| Goal of the exercise |
Without the pictures, output the records below word for word.

----

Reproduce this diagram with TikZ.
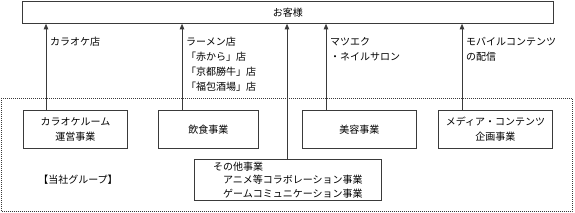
\documentclass[tikz,border=0pt]{standalone}
\usepackage{fontspec}
\setmainfont{Noto Sans CJK JP}
\usetikzlibrary{arrows.meta}
\definecolor{linegray}{HTML}{3A3A3A}
\tikzset{
  bx/.style={draw=linegray, line width=0.8pt, inner sep=0pt, anchor=north west, align=center},
  arr/.style={draw=linegray, line width=0.8pt, -{Triangle[width=4.5pt,length=5.5pt]}},
  lbl/.style={inner sep=0pt, anchor=west},
  grp/.style={draw=linegray, line width=0.7pt, dash pattern=on 1pt off 1pt}
}
\begin{document}
\begin{tikzpicture}[x=1pt,y=-1pt, font=\fontsize{10}{15}\selectfont]
\useasboundingbox (0,0) rectangle (575,213);
% group dotted frame
\draw[grp] (1,98) rectangle (572,211.5);
% customers
\node[bx, minimum width=531pt, minimum height=22pt] (cust) at (22,1) {お客様};
% business boxes
\node[bx, minimum width=104pt, minimum height=38pt] (kara) at (23,110) {カラオケルーム\\運営事業};
\node[bx, minimum width=100pt, minimum height=38pt] (food) at (158,110) {飲食事業};
\node[bx, minimum width=114pt, minimum height=38pt] (beauty) at (302,110) {美容事業};
\node[bx, minimum width=114pt, minimum height=38pt] (media) at (438,110) {メディア・コンテンツ\\企画事業};
\node[bx, minimum width=187pt, minimum height=41pt, align=left, font=\fontsize{10}{13.5}\selectfont] (other) at (194,159)
  {その他事業\\\hspace*{10pt}アニメ等コラボレーション事業\\\hspace*{10pt}ゲームコミュニケーション事業};
\node[inner sep=0pt] (group) at (78,180) {【当社グループ】};
% arrow columns
\coordinate (c1) at (46,0);
\coordinate (c2) at (182,0);
\coordinate (c3) at (287,0);
\coordinate (c4) at (326,0);
\coordinate (c5) at (462,0);
\draw[arr] (c1 |- kara.north) -- (c1 |- cust.south);
\draw[arr] (c2 |- food.north) -- (c2 |- cust.south);
\draw[arr] (c3 |- other.north) -- (c3 |- cust.south);
\draw[arr] (c4 |- beauty.north) -- (c4 |- cust.south);
\draw[arr] (c5 |- media.north) -- (c5 |- cust.south);
% labels
\node[lbl] (l1) at (50,42) {カラオケ店};
\node[lbl] (l2a) at (186,42) {ラーメン店};
\node[lbl] (l2b) at (186,57) {「赤から」店};
\node[lbl] (l2c) at (186,72) {「京都勝牛」店};
\node[lbl] (l2d) at (186,87) {「福包酒場」店};
\node[lbl] (l4a) at (330,42) {マツエク};
\node[lbl] (l4b) at (330,57) {・ネイルサロン};
\node[lbl] (l5a) at (466,42) {モバイルコンテンツ};
\node[lbl] (l5b) at (466,57) {の配信};
\end{tikzpicture}
\end{document}
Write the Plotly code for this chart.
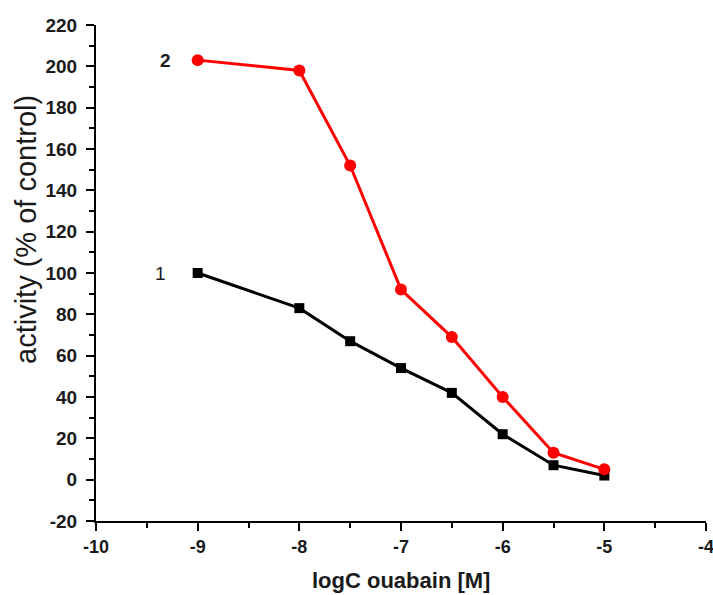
import plotly.graph_objects as go

log_conc = [-9, -8, -7.5, -7, -6.5, -6, -5.5, -5]
series1 = [100, 83, 67, 54, 42, 22, 7, 2]
series2 = [203, 198, 152, 92, 69, 40, 13, 5]
x_ticks = [-10, -9, -8, -7, -6, -5, -4]
y_ticks = [-20, 0, 20, 40, 60, 80, 100, 120, 140, 160, 180, 200, 220]

FONT = "Arial, Liberation Sans, sans-serif"
TXT = "#1a1a1a"

fig = go.Figure()
fig.add_trace(go.Scatter(x=log_conc, y=series1, mode="lines+markers",
                         line=dict(color="black", width=3),
                         marker=dict(symbol="square", size=10, color="black"),
                         showlegend=False))
fig.add_trace(go.Scatter(x=log_conc, y=series2, mode="lines+markers",
                         line=dict(color="#ff0000", width=3),
                         marker=dict(symbol="circle", size=12, color="#ff0000"),
                         showlegend=False))

fig.add_annotation(x=-9.32, y=series2[0], text="<b>2</b>", showarrow=False,
                   font=dict(family=FONT, size=19, color=TXT))
fig.add_annotation(x=-9.37, y=series1[0], text="1", showarrow=False,
                   font=dict(family=FONT, size=19, color=TXT))
fig.add_annotation(xref="paper", yref="paper", x=0, y=0.5, xshift=-88, yshift=43,
                   text="activity (% of control)", textangle=-90, showarrow=False,
                   font=dict(family=FONT, size=29, color=TXT))
fig.add_annotation(xref="paper", yref="paper", x=0.5, y=0, yshift=-59, yanchor="middle",
                   text="<b>logC ouabain [M]</b>", showarrow=False,
                   font=dict(family=FONT, size=22, color=TXT))

axis_common = dict(showline=True, linecolor="black", linewidth=2, ticks="outside",
                   ticklen=8, tickwidth=2, tickcolor="black", showgrid=False,
                   zeroline=False, ticklabeloverflow="allow", automargin=False)

fig.update_xaxes(range=[-10, -4], tickvals=x_ticks, ticktext=[str(v) for v in x_ticks],
                 tickfont=dict(family=FONT, size=18, color=TXT, weight="bold"),
                 minor=dict(ticks="outside", dtick=0.5, ticklen=5, tickwidth=2, tickcolor="black"),
                 **axis_common)
fig.update_yaxes(range=[-20, 220], tickvals=y_ticks, ticktext=[str(v) for v in y_ticks],
                 tickfont=dict(family=FONT, size=19, color=TXT, weight="bold"),
                 ticklabelstandoff=5,
                 minor=dict(ticks="outside", dtick=10, ticklen=5, tickwidth=2, tickcolor="black"),
                 **axis_common)

fig.update_layout(width=713, height=595, margin=dict(l=96, r=7, t=25, b=74),
                  plot_bgcolor="white", paper_bgcolor="white")
fig.write_html("out.html", config={"displayModeBar": False},
               post_script="document.body.style.margin='0';document.body.style.overflow='hidden';")
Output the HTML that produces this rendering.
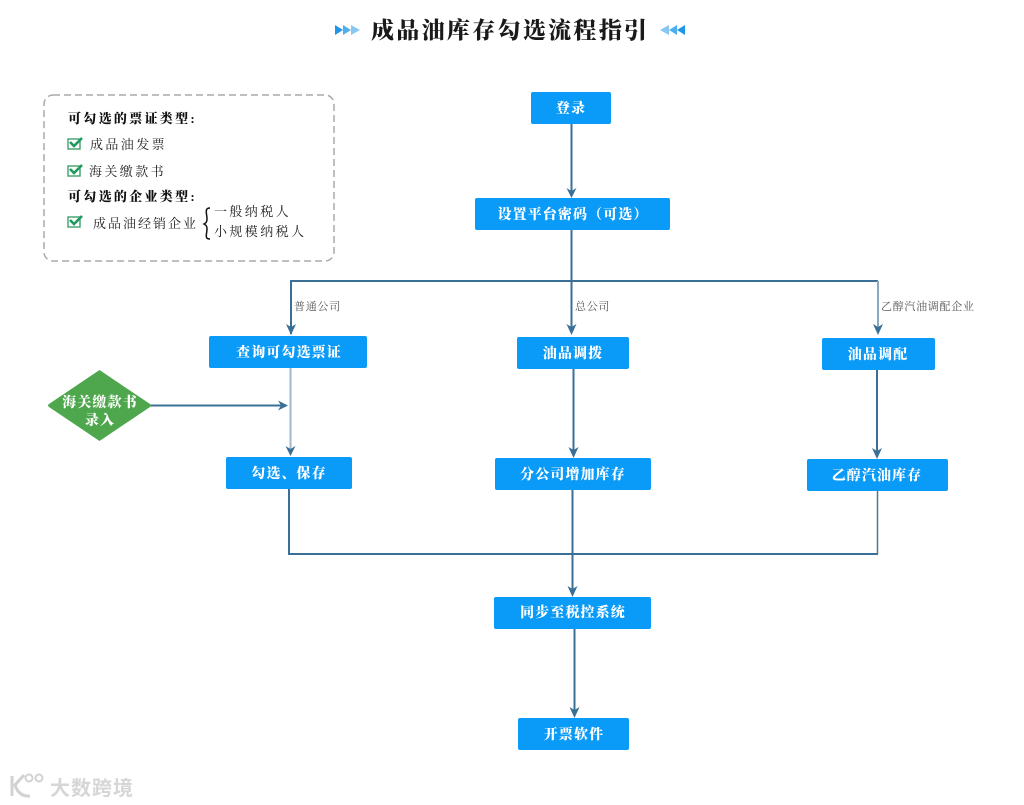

----

| The output |
Reproduce this diagram with TikZ.
\documentclass[tikz,border=0pt]{standalone}
\usepackage{fontspec}
\setmainfont{Noto Sans CJK JP}
\usetikzlibrary{arrows.meta}
\definecolor{linegray}{HTML}{3A3A3A}
\tikzset{
  bx/.style={draw=linegray, line width=0.8pt, inner sep=0pt, anchor=north west, align=center},
  arr/.style={draw=linegray, line width=0.8pt, -{Triangle[width=4.5pt,length=5.5pt]}},
  lbl/.style={inner sep=0pt, anchor=west},
  grp/.style={draw=linegray, line width=0.7pt, dash pattern=on 1pt off 1pt}
}
\begin{document}
\begin{tikzpicture}[x=1pt,y=-1pt, font=\fontsize{10}{15}\selectfont]
\useasboundingbox (0,0) rectangle (575,213);
% group dotted frame
\draw[grp] (1,98) rectangle (572,211.5);
% customers
\node[bx, minimum width=531pt, minimum height=22pt] (cust) at (22,1) {お客様};
% business boxes
\node[bx, minimum width=104pt, minimum height=38pt] (kara) at (23,110) {カラオケルーム\\運営事業};
\node[bx, minimum width=100pt, minimum height=38pt] (food) at (158,110) {飲食事業};
\node[bx, minimum width=114pt, minimum height=38pt] (beauty) at (302,110) {美容事業};
\node[bx, minimum width=114pt, minimum height=38pt] (media) at (438,110) {メディア・コンテンツ\\企画事業};
\node[bx, minimum width=187pt, minimum height=41pt, align=left, font=\fontsize{10}{13.5}\selectfont] (other) at (194,159)
  {その他事業\\\hspace*{10pt}アニメ等コラボレーション事業\\\hspace*{10pt}ゲームコミュニケーション事業};
\node[inner sep=0pt] (group) at (78,180) {【当社グループ】};
% arrow columns
\coordinate (c1) at (46,0);
\coordinate (c2) at (182,0);
\coordinate (c3) at (287,0);
\coordinate (c4) at (326,0);
\coordinate (c5) at (462,0);
\draw[arr] (c1 |- kara.north) -- (c1 |- cust.south);
\draw[arr] (c2 |- food.north) -- (c2 |- cust.south);
\draw[arr] (c3 |- other.north) -- (c3 |- cust.south);
\draw[arr] (c4 |- beauty.north) -- (c4 |- cust.south);
\draw[arr] (c5 |- media.north) -- (c5 |- cust.south);
% labels
\node[lbl] (l1) at (50,42) {カラオケ店};
\node[lbl] (l2a) at (186,42) {ラーメン店};
\node[lbl] (l2b) at (186,57) {「赤から」店};
\node[lbl] (l2c) at (186,72) {「京都勝牛」店};
\node[lbl] (l2d) at (186,87) {「福包酒場」店};
\node[lbl] (l4a) at (330,42) {マツエク};
\node[lbl] (l4b) at (330,57) {・ネイルサロン};
\node[lbl] (l5a) at (466,42) {モバイルコンテンツ};
\node[lbl] (l5b) at (466,57) {の配信};
\end{tikzpicture}
\end{document}
Write the Plotly code for this chart.
import plotly.graph_objects as go

log_conc = [-9, -8, -7.5, -7, -6.5, -6, -5.5, -5]
series1 = [100, 83, 67, 54, 42, 22, 7, 2]
series2 = [203, 198, 152, 92, 69, 40, 13, 5]
x_ticks = [-10, -9, -8, -7, -6, -5, -4]
y_ticks = [-20, 0, 20, 40, 60, 80, 100, 120, 140, 160, 180, 200, 220]

FONT = "Arial, Liberation Sans, sans-serif"
TXT = "#1a1a1a"

fig = go.Figure()
fig.add_trace(go.Scatter(x=log_conc, y=series1, mode="lines+markers",
                         line=dict(color="black", width=3),
                         marker=dict(symbol="square", size=10, color="black"),
                         showlegend=False))
fig.add_trace(go.Scatter(x=log_conc, y=series2, mode="lines+markers",
                         line=dict(color="#ff0000", width=3),
                         marker=dict(symbol="circle", size=12, color="#ff0000"),
                         showlegend=False))

fig.add_annotation(x=-9.32, y=series2[0], text="<b>2</b>", showarrow=False,
                   font=dict(family=FONT, size=19, color=TXT))
fig.add_annotation(x=-9.37, y=series1[0], text="1", showarrow=False,
                   font=dict(family=FONT, size=19, color=TXT))
fig.add_annotation(xref="paper", yref="paper", x=0, y=0.5, xshift=-88, yshift=43,
                   text="activity (% of control)", textangle=-90, showarrow=False,
                   font=dict(family=FONT, size=29, color=TXT))
fig.add_annotation(xref="paper", yref="paper", x=0.5, y=0, yshift=-59, yanchor="middle",
                   text="<b>logC ouabain [M]</b>", showarrow=False,
                   font=dict(family=FONT, size=22, color=TXT))

axis_common = dict(showline=True, linecolor="black", linewidth=2, ticks="outside",
                   ticklen=8, tickwidth=2, tickcolor="black", showgrid=False,
                   zeroline=False, ticklabeloverflow="allow", automargin=False)

fig.update_xaxes(range=[-10, -4], tickvals=x_ticks, ticktext=[str(v) for v in x_ticks],
                 tickfont=dict(family=FONT, size=18, color=TXT, weight="bold"),
                 minor=dict(ticks="outside", dtick=0.5, ticklen=5, tickwidth=2, tickcolor="black"),
                 **axis_common)
fig.update_yaxes(range=[-20, 220], tickvals=y_ticks, ticktext=[str(v) for v in y_ticks],
                 tickfont=dict(family=FONT, size=19, color=TXT, weight="bold"),
                 ticklabelstandoff=5,
                 minor=dict(ticks="outside", dtick=10, ticklen=5, tickwidth=2, tickcolor="black"),
                 **axis_common)

fig.update_layout(width=713, height=595, margin=dict(l=96, r=7, t=25, b=74),
                  plot_bgcolor="white", paper_bgcolor="white")
fig.write_html("out.html", config={"displayModeBar": False},
               post_script="document.body.style.margin='0';document.body.style.overflow='hidden';")
Output the HTML that produces this rendering.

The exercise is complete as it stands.